-- Written task --
Give the total number of lines with the word "chart" in them, and no other words.

* * * * * * *

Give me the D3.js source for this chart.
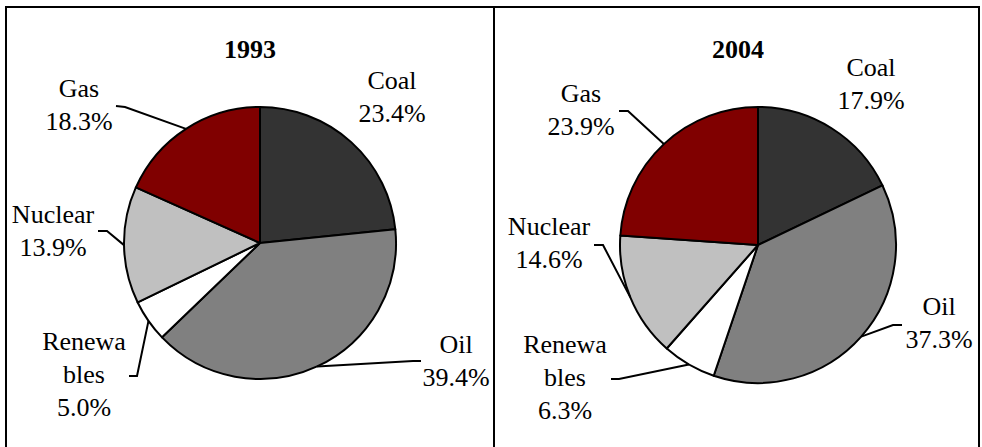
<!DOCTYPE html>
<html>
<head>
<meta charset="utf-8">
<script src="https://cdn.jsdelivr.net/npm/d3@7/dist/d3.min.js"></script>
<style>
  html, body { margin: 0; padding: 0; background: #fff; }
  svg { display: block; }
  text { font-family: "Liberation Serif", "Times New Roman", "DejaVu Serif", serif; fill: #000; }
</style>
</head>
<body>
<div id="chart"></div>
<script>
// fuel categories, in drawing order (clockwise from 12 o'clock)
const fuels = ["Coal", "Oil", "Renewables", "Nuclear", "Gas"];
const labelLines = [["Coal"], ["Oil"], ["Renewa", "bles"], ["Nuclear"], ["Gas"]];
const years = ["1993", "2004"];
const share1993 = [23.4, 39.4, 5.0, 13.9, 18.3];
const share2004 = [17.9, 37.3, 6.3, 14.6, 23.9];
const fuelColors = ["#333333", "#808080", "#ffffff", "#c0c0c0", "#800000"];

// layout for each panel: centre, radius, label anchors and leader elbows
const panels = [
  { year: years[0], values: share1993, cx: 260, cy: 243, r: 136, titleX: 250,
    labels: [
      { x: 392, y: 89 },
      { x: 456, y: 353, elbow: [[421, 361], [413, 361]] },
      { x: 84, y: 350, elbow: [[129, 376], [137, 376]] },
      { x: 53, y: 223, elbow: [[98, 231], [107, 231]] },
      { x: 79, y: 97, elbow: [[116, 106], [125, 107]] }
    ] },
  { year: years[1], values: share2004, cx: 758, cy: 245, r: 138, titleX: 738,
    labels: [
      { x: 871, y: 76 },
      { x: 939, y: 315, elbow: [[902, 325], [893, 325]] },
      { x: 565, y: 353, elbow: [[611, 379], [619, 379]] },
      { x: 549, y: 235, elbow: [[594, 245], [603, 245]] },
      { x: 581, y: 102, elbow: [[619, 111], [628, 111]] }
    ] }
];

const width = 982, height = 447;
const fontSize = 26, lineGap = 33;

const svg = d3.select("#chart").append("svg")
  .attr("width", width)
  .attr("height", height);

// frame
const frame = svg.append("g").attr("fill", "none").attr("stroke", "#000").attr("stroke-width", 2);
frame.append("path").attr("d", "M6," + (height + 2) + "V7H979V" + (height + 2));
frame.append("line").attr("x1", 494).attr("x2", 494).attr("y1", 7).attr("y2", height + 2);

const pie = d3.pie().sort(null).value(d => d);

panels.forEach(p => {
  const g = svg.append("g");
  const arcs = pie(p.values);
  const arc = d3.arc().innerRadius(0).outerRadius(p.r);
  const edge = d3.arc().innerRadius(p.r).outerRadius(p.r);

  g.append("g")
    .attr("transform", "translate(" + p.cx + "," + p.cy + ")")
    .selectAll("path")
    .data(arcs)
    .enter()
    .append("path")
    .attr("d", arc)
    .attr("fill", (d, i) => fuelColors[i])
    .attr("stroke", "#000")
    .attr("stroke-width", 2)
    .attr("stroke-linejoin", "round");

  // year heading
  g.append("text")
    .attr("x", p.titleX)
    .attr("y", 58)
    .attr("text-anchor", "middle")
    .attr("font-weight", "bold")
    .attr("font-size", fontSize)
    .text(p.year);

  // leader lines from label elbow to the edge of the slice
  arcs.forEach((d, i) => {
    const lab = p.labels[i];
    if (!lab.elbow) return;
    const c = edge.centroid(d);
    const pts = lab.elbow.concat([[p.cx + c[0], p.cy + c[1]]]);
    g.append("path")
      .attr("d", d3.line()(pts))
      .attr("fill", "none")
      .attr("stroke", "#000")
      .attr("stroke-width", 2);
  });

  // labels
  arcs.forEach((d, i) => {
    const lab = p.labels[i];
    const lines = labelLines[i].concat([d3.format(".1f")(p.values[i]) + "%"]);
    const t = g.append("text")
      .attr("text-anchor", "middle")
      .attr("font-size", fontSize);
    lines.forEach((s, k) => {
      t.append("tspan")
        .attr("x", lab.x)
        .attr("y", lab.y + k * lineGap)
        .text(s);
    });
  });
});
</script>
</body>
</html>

* * * * * * *

-- Worked solution --
3